-- begin RECORD EXCERPTS --

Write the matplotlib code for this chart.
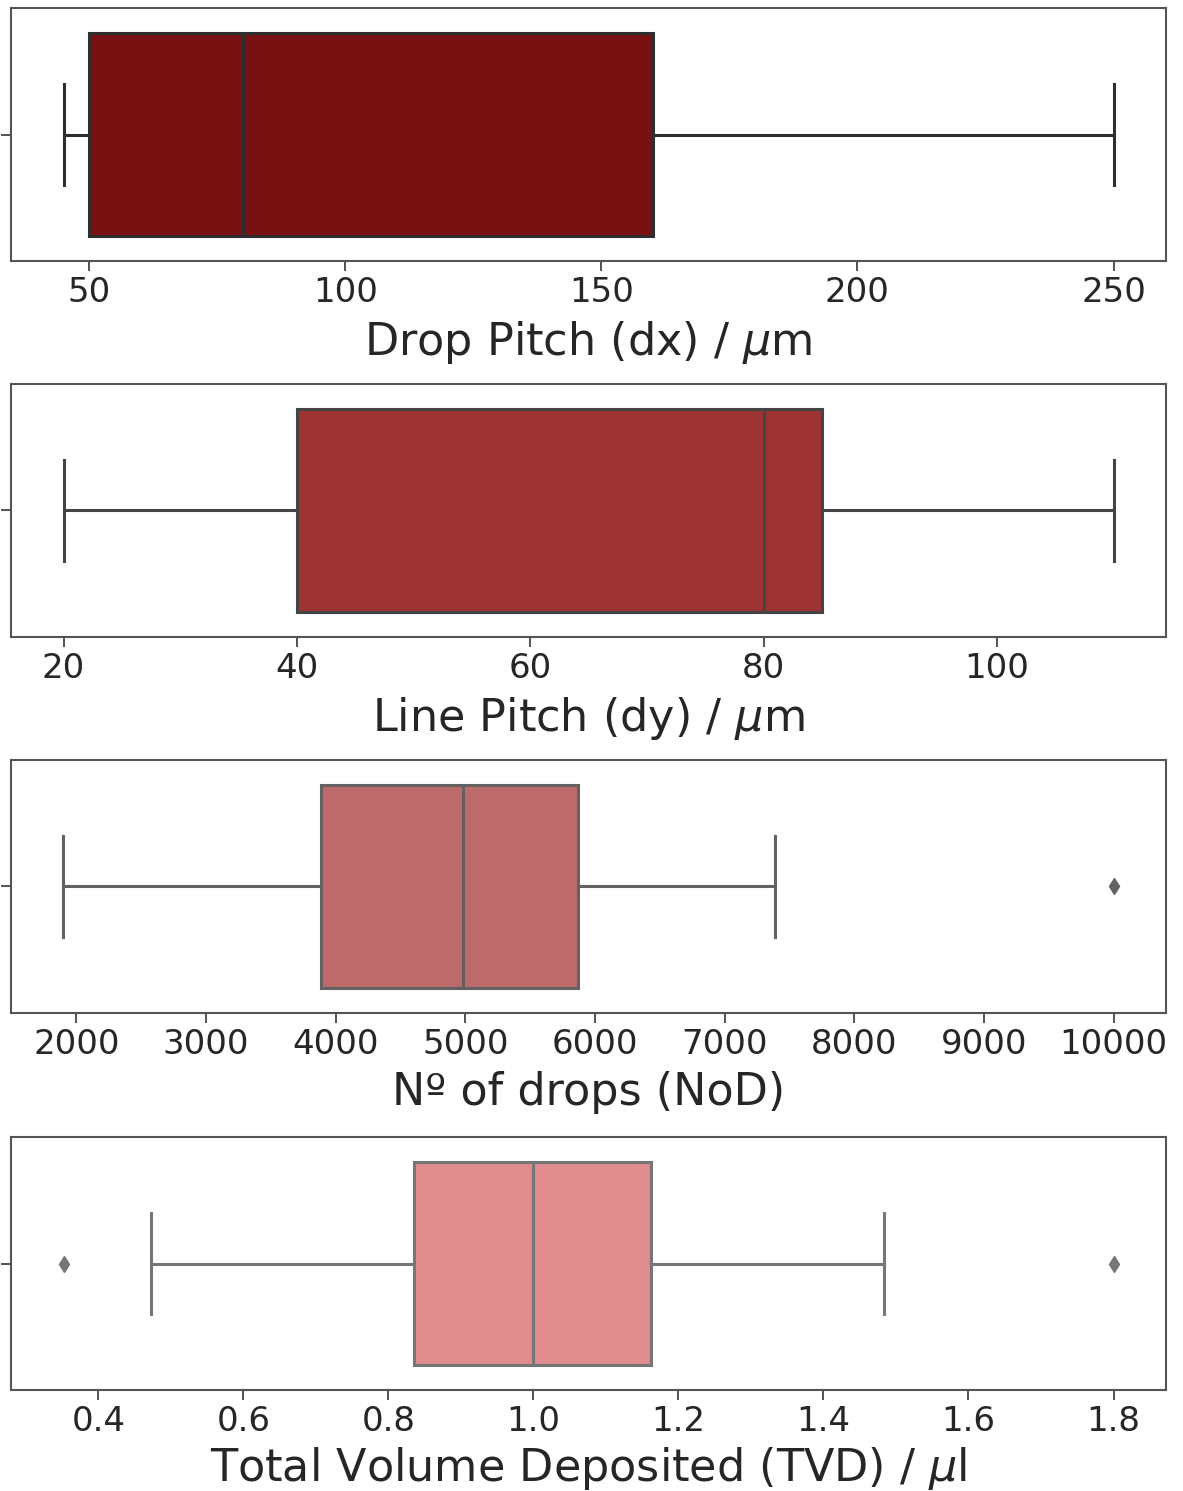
import matplotlib
matplotlib.use("Agg")
import matplotlib.pyplot as plt

# Data (five-number summaries)
labels = ["Drop Pitch (dx) / $\\mu$m", "Line Pitch (dy) / $\\mu$m",
          "Nº of drops (NoD)", "Total Volume Deposited (TVD) / $\\mu$l"]
whislo = [45, 20, 1900, 0.473]
q1 = [50, 40, 3890, 0.836]
med = [80, 80, 4985, 1.0]
q3 = [160, 85, 5870, 1.162]
whishi = [250, 110, 7390, 1.484]
fliers = [[], [], [10000], [0.352, 1.8]]
xticks = [[50, 100, 150, 200, 250],
          [20, 40, 60, 80, 100],
          [2000, 3000, 4000, 5000, 6000, 7000, 8000, 9000, 10000],
          [0.4, 0.6, 0.8, 1.0, 1.2, 1.4, 1.6, 1.8]]
xticklabels = [["50", "100", "150", "200", "250"],
               ["20", "40", "60", "80", "100"],
               ["2000", "3000", "4000", "5000", "6000", "7000", "8000", "9000", "10000"],
               ["0.4", "0.6", "0.8", "1.0", "1.2", "1.4", "1.6", "1.8"]]

fills = ["#781111", "#9e3333", "#be6a6a", "#e08b8d"]
edges = ["#2e2e2e", "#444444", "#626262", "#767676"]

W, H = 1183, 1491
fig = plt.figure(figsize=(W / 100, H / 100), dpi=100)
plt.rcParams['font.family'] = ['DejaVu Sans']
plt.rcParams['mathtext.fontset'] = 'dejavusans'

tops = [8, 384, 760, 1137]
ax_h = 253
left, right = 11, 1166
text_col = "#262626"

for i in range(4):
    ax = fig.add_axes([left / W, 1 - (tops[i] + ax_h) / H, (right - left) / W, ax_h / H])
    st = [dict(whislo=whislo[i], q1=q1[i], med=med[i], q3=q3[i],
               whishi=whishi[i], fliers=fliers[i])]
    ec = edges[i]
    lw = 2.2
    ax.bxp(st, positions=[0], widths=0.8, vert=False, patch_artist=True,
           boxprops=dict(facecolor=fills[i], edgecolor=ec, linewidth=lw),
           medianprops=dict(color=ec, linewidth=lw),
           whiskerprops=dict(color=ec, linewidth=lw),
           capprops=dict(color=ec, linewidth=lw),
           capwidths=0.4,
           flierprops=dict(marker='d', markersize=8.5, markerfacecolor=ec,
                           markeredgecolor=ec, linestyle='none'),
           manage_ticks=False)
    ax.set_ylim(0.5, -0.5)
    allv = [whislo[i], whishi[i]] + fliers[i]
    lo, hi = min(allv), max(allv)
    m = 0.05 * (hi - lo)
    ax.set_xlim(lo - m, hi + m)
    ax.set_yticks([0])
    ax.set_yticklabels([""])
    ax.set_xticks(xticks[i])
    ax.set_xticklabels(xticklabels[i])
    ax.tick_params(axis='x', labelsize=24.5, colors="#444444", labelcolor=text_col,
                   length=7, width=1.3, pad=4)
    ax.tick_params(axis='y', length=7, width=1.3, colors="#444444")
    for s in ax.spines.values():
        s.set_color("#555555")
        s.set_linewidth(1.5)
    ax.set_xlabel(labels[i], fontsize=32, color=text_col,
                  labelpad=5 if i == 3 else 7)

fig.savefig("out.png", dpi=100)
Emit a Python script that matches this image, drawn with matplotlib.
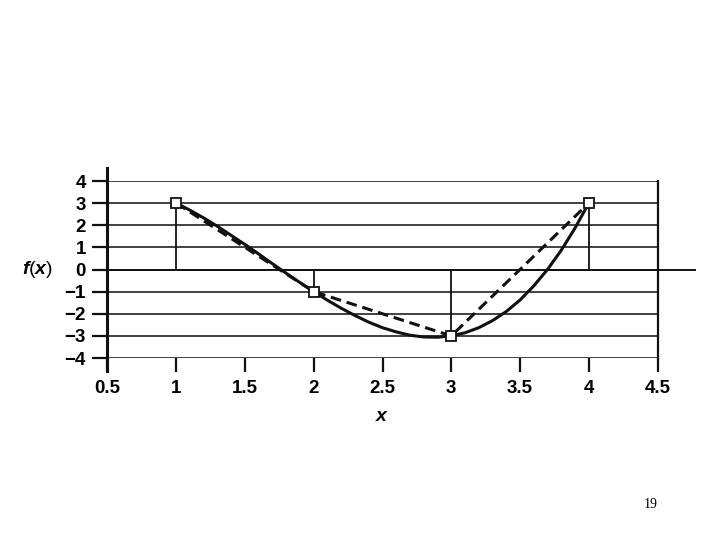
import matplotlib
matplotlib.use('Agg')
import matplotlib.pyplot as plt

# data points (squares) and the smooth curve
px = [1, 2, 3, 4]
py = [3, -1, -3, 3]

curve_x = [1.0, 1.1, 1.2, 1.3, 1.4, 1.5, 1.6, 1.7, 1.8, 1.9, 2.0,
           2.1, 2.2, 2.3, 2.4, 2.5, 2.6, 2.7, 2.8, 2.9, 3.0,
           3.1, 3.2, 3.3, 3.4, 3.5, 3.6, 3.7, 3.8, 3.9, 4.0]
curve_y = [3.0, 2.68, 2.33, 1.95, 1.54, 1.13, 0.70, 0.26, -0.17, -0.59, -1.0,
           -1.39, -1.75, -2.08, -2.38, -2.63, -2.82, -2.97, -3.05, -3.06, -3.0,
           -2.86, -2.63, -2.31, -1.90, -1.38, -0.74, 0.0, 0.87, 1.87, 3.0]

xticks = [0.5, 1, 1.5, 2, 2.5, 3, 3.5, 4, 4.5]
xticklabels = ['0.5', '1', '1.5', '2', '2.5', '3', '3.5', '4', '4.5']
yticks = [-4, -3, -2, -1, 0, 1, 2, 3, 4]
yticklabels = ['\u22124', '\u22123', '\u22122', '\u22121', '0', '1', '2', '3', '4']

plt.rcParams['font.family'] = ['Liberation Sans', 'DejaVu Sans']
plt.rcParams['mathtext.fontset'] = 'custom'
plt.rcParams['mathtext.it'] = 'Liberation Sans:italic:bold'
plt.rcParams['mathtext.rm'] = 'Liberation Sans:bold'

fig = plt.figure(figsize=(7.2, 5.4), dpi=100)
ax = fig.add_axes([0.1493, 0.337, 0.7639, 0.3278])
ax.set_xlim(0.5, 4.5)
ax.set_ylim(-4, 4)

ink = '#111111'

# horizontal grid lines
for yv in yticks:
    ax.axhline(yv, color='#333333', lw=1.3, zorder=1)

# zero line running past the right edge
ax.plot([0.5, 4.77], [0, 0], color=ink, lw=1.4, clip_on=False, zorder=2)
# left axis line sticking out above and below
ax.plot([0.5, 0.5], [-4.6, 4.6], color=ink, lw=2.2, clip_on=False, zorder=3)

# vertical stems
ax.vlines(px, 0, py, color=ink, lw=1.3, zorder=2)

# straight (dashed) segments
ax.plot(px, py, color=ink, lw=2.2, ls=(0, (3.5, 1.9)), zorder=3)
# smooth curve
ax.plot(curve_x, curve_y, color=ink, lw=2.2, zorder=4)
# squares
ax.plot(px, py, ls='none', marker='s', ms=7.5, mfc='white', mec=ink, mew=1.3, zorder=5)

for s in ['top', 'bottom', 'left']:
    ax.spines[s].set_visible(False)
ax.spines['right'].set_linewidth(1.6)
ax.spines['right'].set_color(ink)

ax.set_xticks(xticks)
ax.set_xticklabels(xticklabels)
ax.set_yticks(yticks)
ax.set_yticklabels(yticklabels)
ax.tick_params(axis='x', direction='out', length=10, width=1.6, color=ink, pad=6,
               labelsize=13.5)
ax.tick_params(axis='y', direction='out', length=10.5, width=1.6, color=ink, pad=5,
               labelsize=13.5)
for lab in ax.get_xticklabels() + ax.get_yticklabels():
    lab.set_fontweight('bold')

ax.set_xlabel('$x$', fontsize=14)
ax.xaxis.set_label_coords(0.499, -0.285)
ax.set_ylabel('$f$($x$)', fontsize=14, rotation=0, ha='right', va='center')
ax.yaxis.set_label_coords(-0.099, 0.5)

fig.text(651 / 720, 1 - 505 / 540, '19', family='Liberation Serif', fontsize=10,
         ha='center', va='center')

fig.savefig('out.png', dpi=100)
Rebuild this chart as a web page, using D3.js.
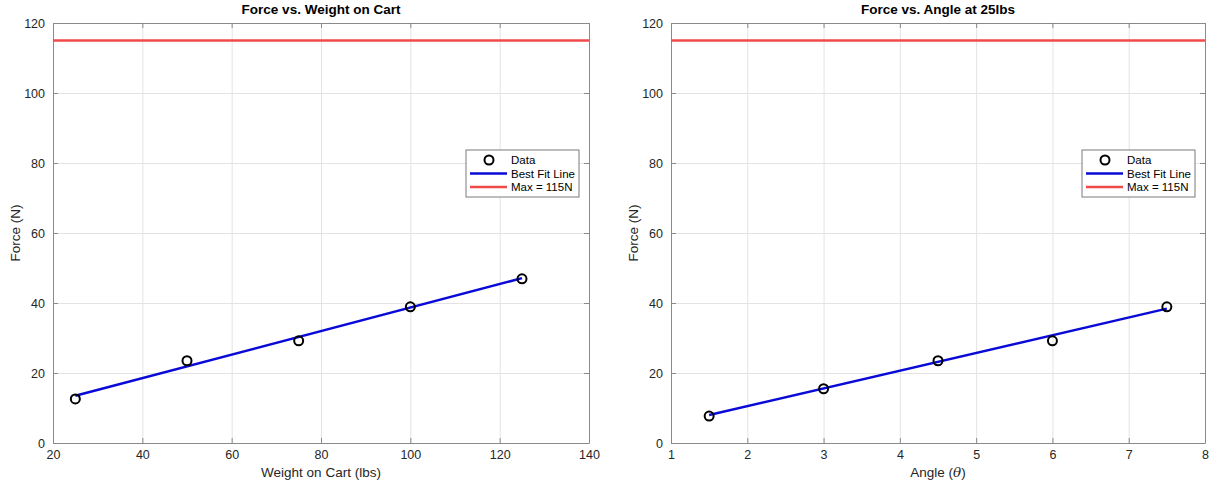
<!DOCTYPE html>
<html><head><meta charset="utf-8">
<script src="https://cdn.jsdelivr.net/npm/d3@7"></script>
<style>
body{margin:0;background:#fff;}
text{font-family:"Liberation Sans",Arial,Helvetica,sans-serif;}
</style></head>
<body><svg id="c" width="1210" height="484"></svg>
<script>
// ---- data ----
const weightX = [25, 50, 75, 100, 125];
const weightForce = [12.6, 23.5, 29.2, 38.9, 46.9];
const weightFitX = [25, 125];
const weightFitY = [13.5, 47.1];

const angleX = [1.5, 3, 4.5, 6, 7.5];
const angleForce = [7.7, 15.5, 23.5, 29.2, 38.9];
const angleFitX = [1.5, 7.5];
const angleFitY = [8.0, 38.4];

const maxForce = 115;
const yTicks = [0, 20, 40, 60, 80, 100, 120];
const weightTicks = [20, 40, 60, 80, 100, 120, 140];
const angleTicks = [1, 2, 3, 4, 5, 6, 7, 8];
const legendLabels = ["Data", "Best Fit Line", "Max = 115N"];

const svg = d3.select("#c");
const BLUE = "#0a0ad8", RED = "#f04a4a", AX = "#8a8a8a", TXT = "#262626", GRID = "#e3e3e3";
const fmt = d3.format("d");

function panel(opt){
  const {left, right, top, bottom, xDomain, xTicks, xs, ys, fitX, fitY, title, xlabel} = opt;
  const g = svg.append("g");
  const x = d3.scaleLinear().domain(xDomain).range([left, right]);
  const y = d3.scaleLinear().domain([0, 120]).range([bottom, top]);
  const W = right - left, H = bottom - top;

  // grid
  g.append("g").attr("transform", `translate(0,${bottom})`)
    .call(d3.axisBottom(x).tickValues(xTicks).tickSize(-H).tickFormat(""))
    .call(s => { s.select(".domain").remove(); s.selectAll("line").attr("stroke", GRID); });
  g.append("g").attr("transform", `translate(${left},0)`)
    .call(d3.axisLeft(y).tickValues(yTicks).tickSize(-W).tickFormat(""))
    .call(s => { s.select(".domain").remove(); s.selectAll("line").attr("stroke", GRID); });

  // axes (ticks inward)
  const styleAx = s => {
    s.select(".domain").attr("stroke", AX);
    s.selectAll(".tick line").attr("stroke", AX);
    s.selectAll("text").attr("fill", TXT).style("font-size", "12.5px").style("font-family", '"Liberation Sans",Arial,sans-serif');
  };
  g.append("g").attr("transform", `translate(0,${bottom})`)
    .call(d3.axisBottom(x).tickValues(xTicks).tickFormat(fmt).tickSizeInner(-5).tickSizeOuter(0).tickPadding(7))
    .call(styleAx);
  g.append("g").attr("transform", `translate(0,${top})`)
    .call(d3.axisTop(x).tickValues(xTicks).tickSizeInner(-5).tickSizeOuter(0).tickFormat(""))
    .call(styleAx);
  g.append("g").attr("transform", `translate(${left},0)`)
    .call(d3.axisLeft(y).tickValues(yTicks).tickFormat(fmt).tickSizeInner(-5).tickSizeOuter(0).tickPadding(8))
    .call(styleAx);
  g.append("g").attr("transform", `translate(${right},0)`)
    .call(d3.axisRight(y).tickValues(yTicks).tickSizeInner(-5).tickSizeOuter(0).tickFormat(""))
    .call(styleAx);

  // max line
  g.append("line").attr("x1", left).attr("x2", right)
    .attr("y1", y(maxForce)).attr("y2", y(maxForce))
    .attr("stroke", RED).attr("stroke-width", 2.5);

  // fit line
  const line = d3.line().x(d => x(d[0])).y(d => y(d[1]));
  g.append("path").datum(fitX.map((v, i) => [v, fitY[i]]))
    .attr("d", line).attr("fill", "none").attr("stroke", BLUE).attr("stroke-width", 2.5);

  // data points
  g.selectAll("circle.pt").data(xs.map((v, i) => [v, ys[i]])).join("circle")
    .attr("class", "pt").attr("cx", d => x(d[0])).attr("cy", d => y(d[1]))
    .attr("r", 4.5).attr("fill", "none").attr("stroke", "#000").attr("stroke-width", 2);

  // title
  g.append("text").attr("x", (left + right) / 2).attr("y", top - 9)
    .attr("text-anchor", "middle").attr("font-weight", "bold").attr("font-size", "13.5px")
    .attr("fill", "#000").text(title);

  // x label
  const xl = g.append("text").attr("x", (left + right) / 2).attr("y", bottom + 34)
    .attr("text-anchor", "middle").attr("font-size", "13.5px").attr("fill", TXT);
  xlabel(xl);

  // y label
  g.append("text").attr("transform", `translate(${left - 33},${(top + bottom) / 2}) rotate(-90)`)
    .attr("text-anchor", "middle").attr("font-size", "13.5px").attr("fill", TXT).text("Force (N)");

  // legend
  const lw = 113, lh = 47, lx = right - 10 - lw, ly = 150;
  const lg = g.append("g").attr("transform", `translate(${lx},${ly})`);
  lg.append("rect").attr("width", lw).attr("height", lh).attr("fill", "#fff").attr("stroke", "#7a7a7a").attr("stroke-width", 1);
  const rows = [10, 23.5, 37];
  lg.append("circle").attr("cx", 23).attr("cy", rows[0]).attr("r", 4.5).attr("fill", "none").attr("stroke", "#000").attr("stroke-width", 2);
  lg.append("line").attr("x1", 4).attr("x2", 41).attr("y1", rows[1]).attr("y2", rows[1]).attr("stroke", BLUE).attr("stroke-width", 2.5);
  lg.append("line").attr("x1", 4).attr("x2", 41).attr("y1", rows[2]).attr("y2", rows[2]).attr("stroke", RED).attr("stroke-width", 2.5);
  lg.selectAll("text.lt").data(legendLabels).join("text").attr("class", "lt")
    .attr("x", 45).attr("y", (d, i) => rows[i] + 4).attr("font-size", "11.5px").attr("fill", "#000").text(d => d);
}

panel({left: 53, right: 589, top: 23, bottom: 443, xDomain: [20, 140], xTicks: weightTicks,
  xs: weightX, ys: weightForce, fitX: weightFitX, fitY: weightFitY,
  title: "Force vs. Weight on Cart",
  xlabel: t => t.text("Weight on Cart (lbs)")});

panel({left: 671, right: 1205, top: 23, bottom: 443, xDomain: [1, 8], xTicks: angleTicks,
  xs: angleX, ys: angleForce, fitX: angleFitX, fitY: angleFitY,
  title: "Force vs. Angle at 25lbs",
  xlabel: t => { t.append("tspan").text("Angle ("); t.append("tspan").attr("font-style", "italic").attr("font-family", '"DejaVu Serif",serif').text("θ"); t.append("tspan").text(")"); }});
</script>
</body></html>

-- end RECORD EXCERPTS --

Reproduce the entries exactly, from the line with "Emit a Python" to the line with "mec=ink, mew=1.3, zorder=5)", both lines included, keeping no pictures.

* **FULL OUTPUT**
Emit a Python script that matches this image, drawn with matplotlib.
import matplotlib
matplotlib.use('Agg')
import matplotlib.pyplot as plt

# data points (squares) and the smooth curve
px = [1, 2, 3, 4]
py = [3, -1, -3, 3]

curve_x = [1.0, 1.1, 1.2, 1.3, 1.4, 1.5, 1.6, 1.7, 1.8, 1.9, 2.0,
           2.1, 2.2, 2.3, 2.4, 2.5, 2.6, 2.7, 2.8, 2.9, 3.0,
           3.1, 3.2, 3.3, 3.4, 3.5, 3.6, 3.7, 3.8, 3.9, 4.0]
curve_y = [3.0, 2.68, 2.33, 1.95, 1.54, 1.13, 0.70, 0.26, -0.17, -0.59, -1.0,
           -1.39, -1.75, -2.08, -2.38, -2.63, -2.82, -2.97, -3.05, -3.06, -3.0,
           -2.86, -2.63, -2.31, -1.90, -1.38, -0.74, 0.0, 0.87, 1.87, 3.0]

xticks = [0.5, 1, 1.5, 2, 2.5, 3, 3.5, 4, 4.5]
xticklabels = ['0.5', '1', '1.5', '2', '2.5', '3', '3.5', '4', '4.5']
yticks = [-4, -3, -2, -1, 0, 1, 2, 3, 4]
yticklabels = ['\u22124', '\u22123', '\u22122', '\u22121', '0', '1', '2', '3', '4']

plt.rcParams['font.family'] = ['Liberation Sans', 'DejaVu Sans']
plt.rcParams['mathtext.fontset'] = 'custom'
plt.rcParams['mathtext.it'] = 'Liberation Sans:italic:bold'
plt.rcParams['mathtext.rm'] = 'Liberation Sans:bold'

fig = plt.figure(figsize=(7.2, 5.4), dpi=100)
ax = fig.add_axes([0.1493, 0.337, 0.7639, 0.3278])
ax.set_xlim(0.5, 4.5)
ax.set_ylim(-4, 4)

ink = '#111111'

# horizontal grid lines
for yv in yticks:
    ax.axhline(yv, color='#333333', lw=1.3, zorder=1)

# zero line running past the right edge
ax.plot([0.5, 4.77], [0, 0], color=ink, lw=1.4, clip_on=False, zorder=2)
# left axis line sticking out above and below
ax.plot([0.5, 0.5], [-4.6, 4.6], color=ink, lw=2.2, clip_on=False, zorder=3)

# vertical stems
ax.vlines(px, 0, py, color=ink, lw=1.3, zorder=2)

# straight (dashed) segments
ax.plot(px, py, color=ink, lw=2.2, ls=(0, (3.5, 1.9)), zorder=3)
# smooth curve
ax.plot(curve_x, curve_y, color=ink, lw=2.2, zorder=4)
# squares
ax.plot(px, py, ls='none', marker='s', ms=7.5, mfc='white', mec=ink, mew=1.3, zorder=5)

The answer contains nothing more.